After receiving a rave review from the New York Times, Lav Diaz’s “Norte, Hangganan ng Kasaysayan” was chosen by a critic of the US trade paper Variety as one of the best films of the year so far.
Variety critic Scott Foundas picked “Norte” as one of the exceptional films released from January to June 2014 in the United States. “Norte” recently had a limited theatrical release in New York.
Apart from the four-hour Filipino film, Foundas picked Wes Anderson’s “The Great Budapest Hotel,” Lars von Trier’s “Nymphomaniac” and James Gray’s “The Immigrant.”

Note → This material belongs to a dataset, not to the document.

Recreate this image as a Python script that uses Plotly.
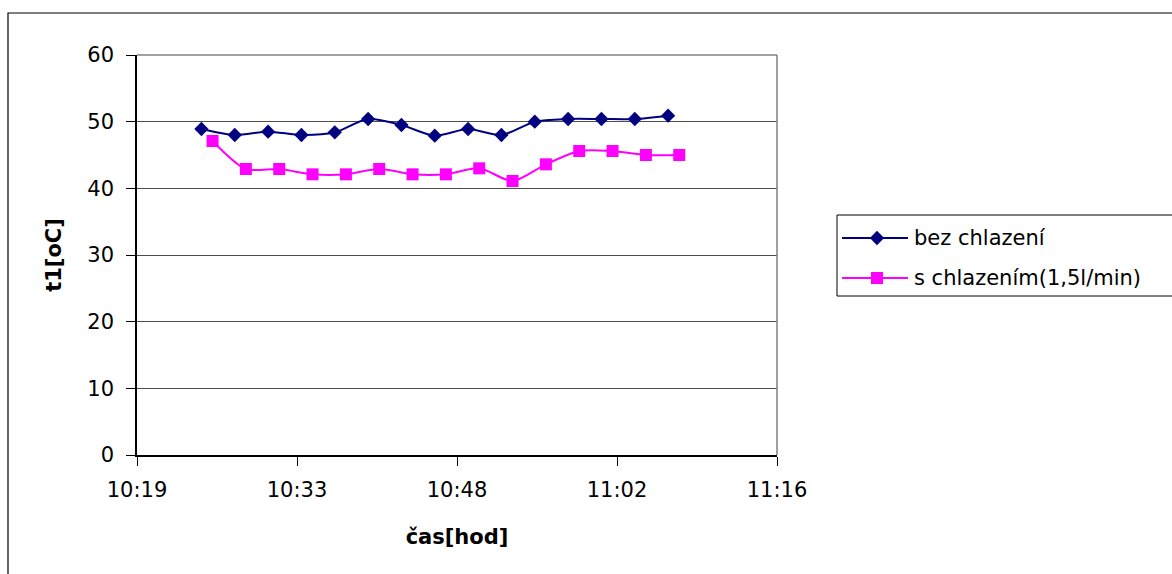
import plotly.graph_objects as go

# measurement times (hh:mm) and temperatures t1 [°C]
cas_bez = ["10:25", "10:28", "10:31", "10:34", "10:37", "10:40", "10:43", "10:46",
           "10:49", "10:52", "10:55", "10:58", "11:01", "11:04", "11:07"]
t1_bez = [48.9, 48.0, 48.5, 48.0, 48.4, 50.4, 49.5, 47.9,
          48.9, 48.0, 50.0, 50.4, 50.4, 50.4, 50.9]

cas_s = ["10:26", "10:29", "10:32", "10:35", "10:38", "10:41", "10:44", "10:47",
         "10:50", "10:53", "10:56", "10:59", "11:02", "11:05", "11:08"]
t1_s = [47.1, 42.9, 42.9, 42.1, 42.1, 42.9, 42.1, 42.1,
        43.0, 41.1, 43.6, 45.6, 45.6, 45.0, 45.0]

series_names = ["bez chlazení", "s chlazením(1,5l/min)"]

# axis: 10:19:12 .. 11:16:48 with a major step of 0.01 day (14.4 min)
x_tick_vals = ["2000-01-01 10:19:12", "2000-01-01 10:33:36", "2000-01-01 10:48:00",
               "2000-01-01 11:02:24", "2000-01-01 11:16:48"]
x_tick_text = ["10:19", "10:33", "10:48", "11:02", "11:16"]


def stamp(hm):
    return "2000-01-01 " + hm + ":00"


W, H = 1172, 574
FONT = "DejaVu Sans, Liberation Sans, Arial, sans-serif"
FS = 21
BLUE = "#000080"
PINK = "#FF00FF"

fig = go.Figure()
fig.add_trace(go.Scatter(
    x=[stamp(t) for t in cas_bez], y=t1_bez, name=series_names[0],
    mode="lines+markers",
    line=dict(color=BLUE, width=2, shape="spline", smoothing=0.8),
    marker=dict(symbol="diamond", size=11, color=BLUE),
    showlegend=False,
))
fig.add_trace(go.Scatter(
    x=[stamp(t) for t in cas_s], y=t1_s, name=series_names[1],
    mode="lines+markers",
    line=dict(color=PINK, width=2, shape="spline", smoothing=0.8),
    marker=dict(symbol="square", size=12, color=PINK),
    showlegend=False,
))

# legend keys, drawn on a pixel-based overlay axis pair
key_rows = [238, 278]
for row, color, sym, size in [(key_rows[0], BLUE, "diamond", 11),
                              (key_rows[1], PINK, "square", 12)]:
    fig.add_trace(go.Scatter(
        x=[842, 908], y=[row, row], xaxis="x2", yaxis="y2",
        mode="lines", line=dict(color=color, width=2),
        showlegend=False, hoverinfo="skip",
    ))
    fig.add_trace(go.Scatter(
        x=[877], y=[row], xaxis="x2", yaxis="y2",
        mode="markers", marker=dict(symbol=sym, size=size, color=color),
        showlegend=False, hoverinfo="skip",
    ))

x0, x1 = 137 / W, 777 / W
y0, y1 = 1 - 455 / H, 1 - 55 / H

fig.update_layout(
    width=W, height=H,
    margin=dict(l=0, r=0, t=0, b=0, autoexpand=False),
    paper_bgcolor="white", plot_bgcolor="rgba(0,0,0,0)",
    font=dict(family=FONT, size=FS, color="black"),
    showlegend=False,
    xaxis=dict(
        domain=[x0, x1],
        type="date",
        range=[x_tick_vals[0], x_tick_vals[-1]],
        tickmode="array", tickvals=x_tick_vals, ticktext=x_tick_text,
        showgrid=False, zeroline=False, automargin=False,
        showline=True, linecolor="black", linewidth=1.5,
        ticks="outside", ticklen=9, tickcolor="black",
        ticklabelstandoff=6,
        title=dict(text="<b>čas[hod]</b>", font=dict(size=FS), standoff=28),
    ),
    yaxis=dict(
        domain=[y0, y1],
        range=[0, 60], tickmode="linear", tick0=0, dtick=10,
        showgrid=True, gridcolor="#4d4d4d", gridwidth=1,
        zeroline=False, automargin=False,
        showline=True, linecolor="black", linewidth=1.5,
        ticks="outside", ticklen=9, tickcolor="black",
        ticklabelstandoff=8,
        title=dict(text="<b>t1[oC]</b>", font=dict(size=FS), standoff=20),
    ),
    xaxis2=dict(domain=[0, 1], range=[0, W], anchor="y2", visible=False,
                fixedrange=True),
    yaxis2=dict(domain=[0, 1], range=[H, 0], anchor="x2", visible=False,
                fixedrange=True),
    annotations=[
        dict(text=series_names[0], xref="paper", yref="paper",
             x=912 / W, y=1 - key_rows[0] / H, xanchor="left", yanchor="middle",
             showarrow=False, font=dict(size=FS)),
        dict(text=series_names[1], xref="paper", yref="paper",
             x=912 / W, y=1 - key_rows[1] / H, xanchor="left", yanchor="middle",
             showarrow=False, font=dict(size=FS)),
    ],
    shapes=[
        # plot area frame (grey top/right edges)
        dict(type="line", xref="paper", yref="paper", x0=x0, x1=x1, y0=y1, y1=y1,
             line=dict(color="#808080", width=1.5)),
        dict(type="line", xref="paper", yref="paper", x0=x1, x1=x1, y0=y0, y1=y1,
             line=dict(color="#808080", width=1.5)),
        # legend frame
        dict(type="rect", xref="paper", yref="paper",
             x0=837 / W, x1=1.01, y0=1 - 296 / H, y1=1 - 215 / H,
             line=dict(color="black", width=1), layer="below"),
        # outer chart border
        dict(type="rect", xref="paper", yref="paper",
             x0=8 / W, x1=1.02, y0=-0.02, y1=1 - 13 / H,
             line=dict(color="black", width=1.2), layer="below"),
    ],
)

fig.write_html("out.html")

Foundas described “Norte” as a “mammoth achievement.” He wrote, “[Diaz] pulls off that Dostoevskyan trick of showing how a nation’s loss of ideals is reflected in the thwarted lives of men and women.”
The Variety critic also noted that, although long, “[it’s] immensely rewarding and full of unexpected flourishes.” “Norte,” he said, “happily brought much overdue attention to this gifted filmmaker and his largely unsung body of work.”
Perfect gateway
The film website AV Club’s Ignatiy Vishnevetsky also has nothing but praise for “Norte.”
Vishnevetsky called “Norte” a “radical departure for Diaz and a perfect gateway into the director’s work.” In “Norte,” he wrote, “Landscapes seem like dreamscapes.”
The Russian-born US-based critic pointed out that “Norte” is a “succinct summary of the ideas Diaz has been exploring since the beginning of his career.”
In Diaz’s filmography, Vishnevetsky rhapsodized, “fractured families and Filipino history become intertwined with a sense of metaphysical transformation… Ideas grow and become palpable within long takes, which have the precise descriptive power of 19th-century realist fiction, conveying something more than a narrative—a view of society and human nature, the sort of thing that takes time.”
Slow cinema
The website Taste of Cinema named Diaz one of the “15 great filmmakers whose films demand your patience,” along with Ingmar Bergman, Andrei Tarkovsky, Apichatpong Weerasethakul, Yasujirô Ozu, Michelangelo Antonioni, Tsai Ming-liang, among others.
Taste of Cinema hailed these masters of slow cinema as “purposeful and trance-inducing.”
In particular, the website lauded Diaz’s visual style. “He lets his camera stay for a few minutes in a fixed position, waiting for something to happen, and when it happens, he moves his camera like a pendulum… capturing the struggle of the character. The way his images linger and stay in the skin are beyond words.”
In the end, the critic asserted, the viewer “becomes the character.”